Tuesday 30 April 2013

The War That Killed Achilles

In college I had the great fortune of translating the Iliad from Greek to English. This was in a class of 3 students with a remarkable professor, and it was the top literary experience of my college years. I adore the story, the epic, the context and the characters.

Just this morning I finished reading Caroline Alexander's The War That Killed Achilles, a great reading experience complete with a rush back through my brain and my veins of everything I love about the epic. The tragedy of war (as recognised even by the war hero), the futility of "enemies", and most of all the humanity of it all. Achilles, Hektor, Andromache, Patroklos, Priam, even Helen: the range of emotions they endure in the epic and how recognisable they are to any person, in any period of history.

The role of the gods always perplexed me slightly, and Alexander quotes Longinus' On The Sublime: "in recording as he does the wounding of the gods, their quarrels, vengeance, tears, imprisonment, and all their manifold passions Homer has done his best to make the men in the Iliad gods, and the gods men."

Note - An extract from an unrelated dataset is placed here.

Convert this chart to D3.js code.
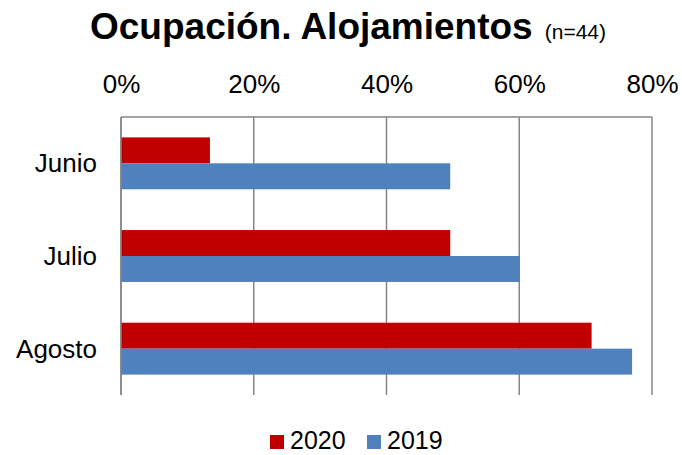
<!DOCTYPE html>
<html>
<head>
<meta charset="utf-8">
<script src="https://cdn.jsdelivr.net/npm/d3@7"></script>
<style>
  body { margin: 0; background: #fff; }
  text { font-family: "Liberation Sans", Arial, sans-serif; fill: #000; }
</style>
</head>
<body>
<div id="chart"></div>
<script>
const width = 682;
const height = 455;

// data
const months = ['Junio', 'Julio', 'Agosto'];
const series = ['2020', '2019'];
const values2020 = [13.4, 49.6, 70.9];
const values2019 = [49.6, 60.1, 77.0];
const xTicks = [0, 20, 40, 60, 80];
const colors = { '2020': '#C00000', '2019': '#4F81BD' };

const rows = months.map((m, i) => ({ month: m, '2020': values2020[i], '2019': values2019[i] }));

const plotLeft = 121, plotRight = 652, plotTop = 117, plotBottom = 395;

const svg = d3.select('#chart')
  .append('svg')
  .attr('width', width)
  .attr('height', height);

// Title
const title = svg.append('text')
  .attr('x', 90)
  .attr('y', 39);
title.append('tspan')
  .style('font-size', '37px')
  .style('font-weight', 'bold')
  .text('Ocupación. Alojamientos');
title.append('tspan')
  .style('font-size', '21px')
  .attr('dx', 12)
  .text('(n=44)');

const x = d3.scaleLinear().domain([0, 80]).range([plotLeft, plotRight]);
const y = d3.scaleBand().domain(months).range([plotTop, plotBottom]).paddingInner(0.44).paddingOuter(0.22);
const ySub = d3.scaleBand().domain(series).range([0, y.bandwidth()]);

// Gridlines
svg.append('g')
  .selectAll('line')
  .data(xTicks)
  .enter()
  .append('line')
  .attr('x1', d => x(d))
  .attr('x2', d => x(d))
  .attr('y1', plotTop)
  .attr('y2', plotBottom)
  .attr('stroke', '#868686')
  .attr('stroke-width', 1.5);

// Top border
svg.append('line')
  .attr('x1', plotLeft)
  .attr('x2', plotRight)
  .attr('y1', plotTop)
  .attr('y2', plotTop)
  .attr('stroke', '#868686')
  .attr('stroke-width', 1.5);

// X axis on top (labels only)
const xAxis = d3.axisTop(x)
  .tickValues(xTicks)
  .tickFormat(d => d + '%')
  .tickSize(0)
  .tickPadding(0);
const gx = svg.append('g')
  .attr('transform', `translate(0,93)`)
  .call(xAxis);
gx.select('.domain').remove();
gx.selectAll('text')
  .style('font-size', '26px')
  .attr('dy', 0);

// Y axis (labels only)
const yAxis = d3.axisLeft(y).tickSize(0).tickPadding(0);
const gy = svg.append('g')
  .attr('transform', `translate(${plotLeft - 24},0)`)
  .call(yAxis);
gy.select('.domain').remove();
gy.selectAll('text')
  .style('font-size', '26px')
  .attr('dy', '0.35em');

// Bars
const groups = svg.append('g')
  .selectAll('g')
  .data(rows)
  .enter()
  .append('g')
  .attr('transform', d => `translate(0,${y(d.month)})`);

groups.selectAll('rect')
  .data(d => series.map(s => ({ key: s, value: d[s] })))
  .enter()
  .append('rect')
  .attr('x', x(0))
  .attr('y', d => ySub(d.key))
  .attr('width', d => x(d.value) - x(0))
  .attr('height', ySub.bandwidth())
  .attr('fill', d => colors[d.key]);

// Left axis line drawn over bars
svg.append('line')
  .attr('x1', plotLeft)
  .attr('x2', plotLeft)
  .attr('y1', plotTop)
  .attr('y2', plotBottom)
  .attr('stroke', '#868686')
  .attr('stroke-width', 1.5);

// Legend
const legend = svg.append('g')
  .attr('transform', 'translate(270,435)');
const legendX = [0, 97];
series.forEach((s, i) => {
  legend.append('rect')
    .attr('x', legendX[i])
    .attr('y', 0)
    .attr('width', 14)
    .attr('height', 14)
    .attr('fill', colors[s]);
  legend.append('text')
    .attr('x', legendX[i] + 20)
    .attr('y', 14)
    .style('font-size', '25px')
    .text(s);
});
</script>
</body>
</html>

But most of all, the closing lines of the book. Remember that the story of the Iliad tells of the war of Troy, in which, listeners would know, Trojans were defeated and their city decimated. The Achaeans, however, did not fare so well afterwards either. Almost all the celebrated heros of the Greek armies meet violent or tragic ends and we know the Mycenaean empire did not survive for long after the end of the war. Bringing all your strongest men away from their lands for 10 years I guess could do that to an ancient empire.

And so, Alexander points out that
War makes stark the tragedy of mortality. A hero will have no recompense for death, although he may win glory.